EVERETT — In the sports world, when making comparisons, people like to talk about margins. Wide margins, narrow margins — even razor-thin margins.
Then there’s comparing the Everett Silvertips and Seattle Thunderbirds, where the whole concept of a margin doesn’t seem to exist.
The Tips and T-birds begin their first-round best-of-seven, Western Hockey League playoff series when they face off Saturday at ShoWare Center in Kent, and the margin that separates the teams amounts to nil.
“We’re excited,” Everett captain Matt Pufahl said. “Our games are always like playoff games, even if they’re in the regular season. Every game we play against them is so physical and tight.
“Every time we’re on the ice against them you want to work the guy across from you,” Pufahl added. “You want him laying on his back and you to be standing over him. That’s how it’s going to be all series. It’s going to be competitive and hard and there’s going to be a lot of bumps and bruises. But that’s the fun part of hockey, and it’s going to be one heck of a series.”
Just how close are Everett and Seattle?
The term “dead heat” doesn’t even begin to do it justice. The teams tied in the standings with 88 points each. They split the 10-game series 5-5, with each team winning once in overtime, meaning they both took 11 points from the other. Six of the 10 games were decided by a single goal. The results on the ice make the close geographic proximity — the 45-mile separation between Everett and Kent is easily the shortest in the WHL’s Western Conference — seem as wide as the Pacific Ocean.
This is no new phenomenon, either. For four consecutive years, the Tips and T-birds have split their season series 5-5, and in those four seasons the teams were never separated by more than three points. The teams are only getting closer together as each season the gap narrowed by a point.
Therefore, it doesn’t get any more competitive than Everett versus Seattle.
“Ever since I’ve been here it’s been that way,” third-year Seattle coach Steve Konowalchuk said. “Two years ago they beat us by (two) points, last year we finished ahead by a point, this year we finished tied, and the games are always tight to the end. I expect the same thing in the playoffs.”
Said Everett coach Kevin Constantine: “In the playoffs anything can happen and I’ve seen where the obvious may not happen, so you don’t know that just because the teams were 5-5 and finished with the same number of points that the series will be a 4-3, seven-game, overtime thriller. But it could be, because based on the regular season the teams are pretty competitive. On paper, it looks like two fairly evenly matched teams.”

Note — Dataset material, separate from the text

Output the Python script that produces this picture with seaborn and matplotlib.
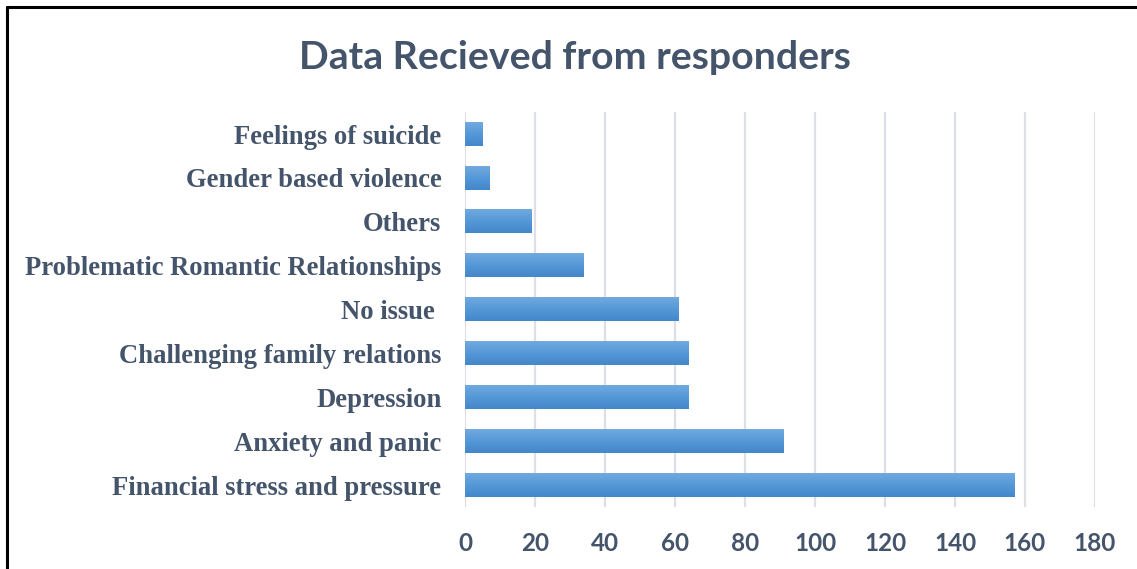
import numpy as np
import pandas as pd
import matplotlib
matplotlib.use("Agg")
import matplotlib.pyplot as plt
import seaborn as sns
from matplotlib.lines import Line2D
from matplotlib.colors import LinearSegmentedColormap

categories = [
    "Feelings of suicide",
    "Gender based violence",
    "Others",
    "Problematic Romantic Relationships",
    "No issue ",
    "Challenging family relations",
    "Depression",
    "Anxiety and panic",
    "Financial stress and pressure",
]
counts = [5, 7, 19, 34, 61, 64, 64, 91, 157]
x_ticks = [0, 20, 40, 60, 80, 100, 120, 140, 160, 180]
title = "Data Recieved from responders"

TEXT = "#44546a"
GRID = "#dcdfe6"

sns.set_theme(style="white")
plt.rcParams["font.family"] = ["Lato", "DejaVu Sans"]

df = pd.DataFrame({"category": categories, "count": counts})

fig = plt.figure(figsize=(11.37, 5.69), dpi=100)
ax = fig.add_axes([0.409, 0.109, 0.554, 0.694])

sns.barplot(data=df, y="category", x="count", order=categories,
            color="#5b9bd5", width=0.53, ax=ax, saturation=1, zorder=3)

cmap = LinearSegmentedColormap.from_list("g", ["#72a9de", "#5598d8", "#4487ca"])
grad = np.linspace(0, 1, 64).reshape(-1, 1)
for p in list(ax.patches):
    x0, y0 = p.get_x(), p.get_y()
    w, h = p.get_width(), p.get_height()
    ax.imshow(grad, cmap=cmap, extent=[x0, x0 + w, y0 + h, y0],
              origin="upper", aspect="auto", zorder=4, interpolation="bilinear")
    p.set_visible(False)

ax.set_xlim(0, 180)
ax.set_ylim(len(categories) - 0.5, -0.5)
ax.set_xticks(x_ticks)
ax.set_xticklabels([str(v) for v in x_ticks])
ax.grid(axis="x", color=GRID, linewidth=1.6, zorder=0)
ax.set_axisbelow(True)
for s in ax.spines.values():
    s.set_visible(False)
ax.set_xlabel("")
ax.set_ylabel("")
ax.tick_params(axis="x", length=0, pad=18, labelsize=17.5, labelcolor=TEXT)
ax.tick_params(axis="y", length=0, pad=17, labelcolor=TEXT)
for lab in ax.get_xticklabels():
    lab.set_fontweight("bold")
    lab.set_family(["Lato", "DejaVu Sans"])
for lab in ax.get_yticklabels():
    lab.set_fontweight("bold")
    lab.set_family(["Liberation Serif", "DejaVu Serif"])
    lab.set_fontsize(19.2)

fig.text(0.506, 0.899, title, ha="center", va="center", fontsize=28.3,
         fontweight="bold", color=TEXT, family=["Lato", "DejaVu Sans"])

# outer frame (top and left)
fig.add_artist(Line2D([0.0062, 0.0062], [0.0, 0.9875], transform=fig.transFigure,
                      color="black", linewidth=2.2))
fig.add_artist(Line2D([0.0062, 1.0], [0.9875, 0.9875], transform=fig.transFigure,
                      color="black", linewidth=2.2))

fig.savefig("out.png", dpi=100)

But while the season series finished in a dead heat, the pendulum was swinging Everett’s way at the end of the season. The Tips finished the campaign with wins in 11 of their final 13 games, with both losses coming in shootouts against U.S. Division champion Portland. Everett also won its final three meetings against Seattle, two of those on the road.
Meanwhile, Seattle struggled to the finish line, needing a 6-1 victory at Tri-City on the season’s final day to hold off the charging Tips and hang onto the fourth seed, thus maintaining home-ice advantage over fifth-seeded Everett. Before that the T-birds dropped six of their previous seven.
Everett allowed just 24 goals during its 13-game, season-ending stretch, meaning the T-birds will have to find a way through a sturdy Tips defense to prevail in the series.
“They play a smart hockey game,” Konowalchuk said of the Tips. “They play a defense-first game and make you grind it out. We have to be willing to grind against them.
“We’ve got to establish our forecheck a little more,” Konowalchuk added. “When we’ve had success against them we’ve had good forechecking. Our last game against them (a 5-2 Everett victory on March 8 in Kent), we didn’t have our energy or forechecking. We have to make sure we play with energy, play physical and are a good forechecking team.”
The attributes that make Seattle’s forecheck effective are the T-birds’ advantage in the series, as Seattle has the edge in size and experience. Seattle has eight forwards who measure in 6-feet or taller, along with five who weigh 200 pounds or more, and those players like to use their size to create a physical dominance. The T-birds also have 12 players aged 19 or older, meaning even their smaller players are more physically mature. Seattle will try to use those physical attributes to wear Everett down, and the Tips’ biggest challenge in the series will be withstanding that physical barrage.
“They’re very experienced, so that gives them some size and experience with a good crop of 19-year-olds,” Constantine said. “You don’t really look at them and go, ‘Well, here’s where they’re weak.’ So they have a nice blend of everything.
“They are big and physical,” Constantine added. “But the playoffs is a special time of year, and it’s a time of year in hockey that brings out the best in players. It wouldn’t matter who we’re playing, it’s a time where we have to compete. Our challenge is to show up at the rink ready to compete every night.”
And if history is an indicator, there may not be a more competitive first-round playoff series in the WHL than Everett versus Seattle.